Exercise requirements> Single out the lines of the material that contain "this" and copy them.
[START Raw records]
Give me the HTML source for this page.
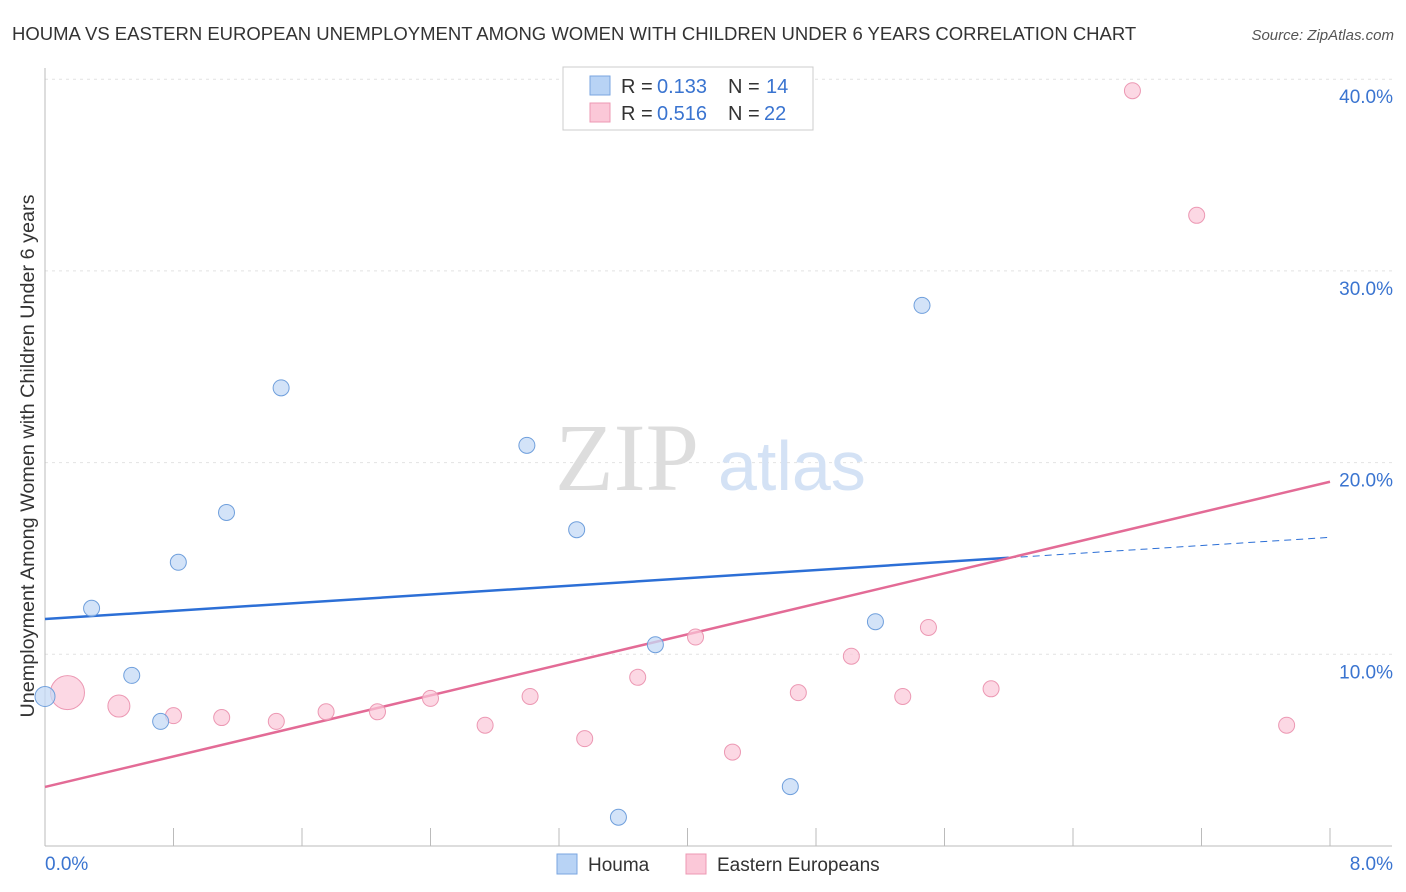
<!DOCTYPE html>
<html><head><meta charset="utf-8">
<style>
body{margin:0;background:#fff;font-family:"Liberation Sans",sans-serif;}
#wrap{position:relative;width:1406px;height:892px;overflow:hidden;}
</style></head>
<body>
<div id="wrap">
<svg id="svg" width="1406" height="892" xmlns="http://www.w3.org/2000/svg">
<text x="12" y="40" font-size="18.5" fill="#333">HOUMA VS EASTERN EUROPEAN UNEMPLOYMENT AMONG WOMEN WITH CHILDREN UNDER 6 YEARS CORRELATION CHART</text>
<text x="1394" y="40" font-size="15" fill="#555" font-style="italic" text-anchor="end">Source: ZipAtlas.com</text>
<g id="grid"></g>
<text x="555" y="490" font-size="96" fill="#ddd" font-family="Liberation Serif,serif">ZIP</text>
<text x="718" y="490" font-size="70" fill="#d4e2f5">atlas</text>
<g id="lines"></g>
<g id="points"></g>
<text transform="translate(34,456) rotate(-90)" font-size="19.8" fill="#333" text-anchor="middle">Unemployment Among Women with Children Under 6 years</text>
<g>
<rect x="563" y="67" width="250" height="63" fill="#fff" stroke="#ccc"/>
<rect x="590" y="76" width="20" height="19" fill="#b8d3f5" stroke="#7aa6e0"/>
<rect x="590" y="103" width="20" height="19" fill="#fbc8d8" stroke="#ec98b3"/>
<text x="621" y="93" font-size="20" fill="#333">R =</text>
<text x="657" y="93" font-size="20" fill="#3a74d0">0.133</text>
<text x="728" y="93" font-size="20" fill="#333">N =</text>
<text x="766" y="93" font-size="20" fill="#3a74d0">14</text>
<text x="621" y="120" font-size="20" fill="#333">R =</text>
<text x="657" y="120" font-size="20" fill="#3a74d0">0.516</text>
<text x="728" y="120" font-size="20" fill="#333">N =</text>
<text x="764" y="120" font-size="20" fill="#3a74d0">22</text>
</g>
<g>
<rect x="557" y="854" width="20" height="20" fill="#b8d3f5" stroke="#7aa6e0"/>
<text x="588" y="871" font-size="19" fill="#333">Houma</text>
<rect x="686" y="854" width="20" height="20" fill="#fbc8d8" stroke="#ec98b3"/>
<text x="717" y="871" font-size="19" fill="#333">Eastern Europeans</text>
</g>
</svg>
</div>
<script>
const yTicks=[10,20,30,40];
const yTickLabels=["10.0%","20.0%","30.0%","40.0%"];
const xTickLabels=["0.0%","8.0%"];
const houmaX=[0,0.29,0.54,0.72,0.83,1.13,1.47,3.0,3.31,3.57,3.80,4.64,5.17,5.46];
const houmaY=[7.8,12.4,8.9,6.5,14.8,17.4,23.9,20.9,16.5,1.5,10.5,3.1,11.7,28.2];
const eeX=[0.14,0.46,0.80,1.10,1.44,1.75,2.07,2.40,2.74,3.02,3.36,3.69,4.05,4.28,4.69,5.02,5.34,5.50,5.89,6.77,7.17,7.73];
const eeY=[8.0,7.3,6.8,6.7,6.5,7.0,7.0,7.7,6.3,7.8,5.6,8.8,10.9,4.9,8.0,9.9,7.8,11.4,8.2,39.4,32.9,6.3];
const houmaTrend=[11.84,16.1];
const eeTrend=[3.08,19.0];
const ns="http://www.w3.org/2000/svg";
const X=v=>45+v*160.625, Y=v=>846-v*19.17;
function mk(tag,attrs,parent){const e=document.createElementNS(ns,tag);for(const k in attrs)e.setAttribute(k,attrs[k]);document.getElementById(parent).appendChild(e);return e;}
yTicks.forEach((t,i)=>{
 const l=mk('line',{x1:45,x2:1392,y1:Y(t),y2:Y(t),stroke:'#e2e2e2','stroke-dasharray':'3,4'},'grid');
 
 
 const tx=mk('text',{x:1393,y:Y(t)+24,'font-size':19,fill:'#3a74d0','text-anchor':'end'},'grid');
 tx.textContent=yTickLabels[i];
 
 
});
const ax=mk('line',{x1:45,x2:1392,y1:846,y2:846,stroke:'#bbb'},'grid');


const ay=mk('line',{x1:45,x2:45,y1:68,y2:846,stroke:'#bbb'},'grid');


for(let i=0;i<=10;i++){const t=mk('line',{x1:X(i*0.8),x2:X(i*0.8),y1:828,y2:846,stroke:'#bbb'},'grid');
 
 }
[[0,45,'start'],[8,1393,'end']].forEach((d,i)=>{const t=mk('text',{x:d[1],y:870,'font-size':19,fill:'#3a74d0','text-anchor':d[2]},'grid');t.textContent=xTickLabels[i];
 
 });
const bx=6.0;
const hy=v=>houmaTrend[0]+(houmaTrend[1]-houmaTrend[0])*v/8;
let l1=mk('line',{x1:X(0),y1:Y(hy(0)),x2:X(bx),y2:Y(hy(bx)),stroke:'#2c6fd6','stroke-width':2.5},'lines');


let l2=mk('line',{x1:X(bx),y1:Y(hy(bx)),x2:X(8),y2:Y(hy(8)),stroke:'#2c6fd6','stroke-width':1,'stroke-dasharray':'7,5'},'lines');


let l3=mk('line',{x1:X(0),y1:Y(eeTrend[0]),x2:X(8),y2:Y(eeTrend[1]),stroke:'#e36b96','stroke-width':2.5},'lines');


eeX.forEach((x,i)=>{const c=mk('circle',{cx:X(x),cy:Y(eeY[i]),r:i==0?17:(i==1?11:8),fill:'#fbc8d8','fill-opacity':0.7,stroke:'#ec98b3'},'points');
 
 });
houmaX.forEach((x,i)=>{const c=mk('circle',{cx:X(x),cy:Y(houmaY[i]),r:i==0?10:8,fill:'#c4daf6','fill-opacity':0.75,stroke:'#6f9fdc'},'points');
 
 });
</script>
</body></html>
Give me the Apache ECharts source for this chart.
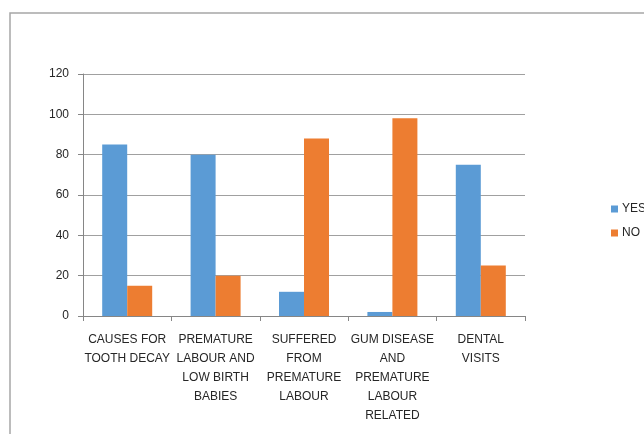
[END Raw records]
Written solution>
Give me the HTML source for this page.
Give me the Apache ECharts source for this chart.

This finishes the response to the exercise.